ABSTRACT

Nearly four decades after nights of riots outside the Stonewall Inn in Greenwich Village and their symbolism as the most visible first battle in a war against antiqueer oppression captured the imaginations of lesbians, gays, bisexuals, and transgender people in much of the world, and a half-decade after the U.S. Supreme Court overturned the basis for the criminalization of homosexual behavior (Lawrence v. Texas see U.S. Supreme Court 2003), the disclosure of same-sex attraction by sexual minorities remains a topic of interest both in the social scientific literature and in the popular media.
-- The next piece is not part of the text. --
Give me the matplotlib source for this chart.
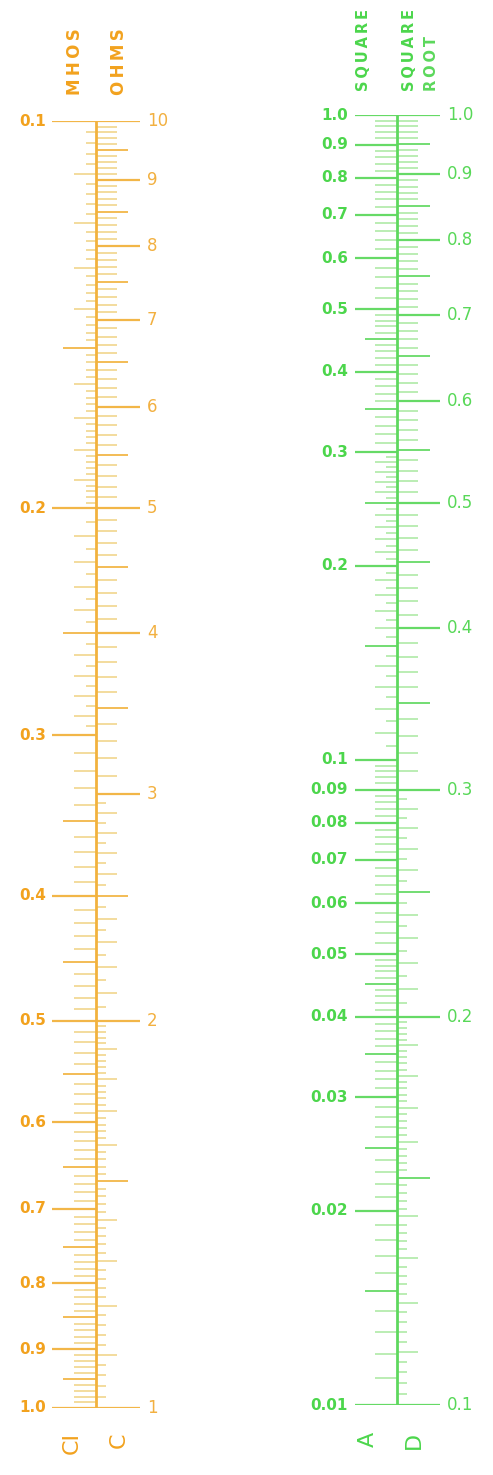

Increased social acceptance of “queerness” evinced by its more frequent, diverse, and positive representation in the media, as well as by its political potency, means those who realize their samesex attraction earlier in life less often have cause to try to repress or secrete their identity (Vary 2006), though a social support network of other “queers” still is considered important to the coming-out process (Gonsiorek and Rudolph 1991). Increasingly, self-disclosure of minority sexual identity is made in adolescence and young adulthood. Coincidentally, online social networking websites such as MySpace and Facebook, in the few short years since their introduction in 2003, have grown immensely popular among teens and young adults especially. They present the possibility of providing a virtual social support function in an environment which appears non-geographically restricted.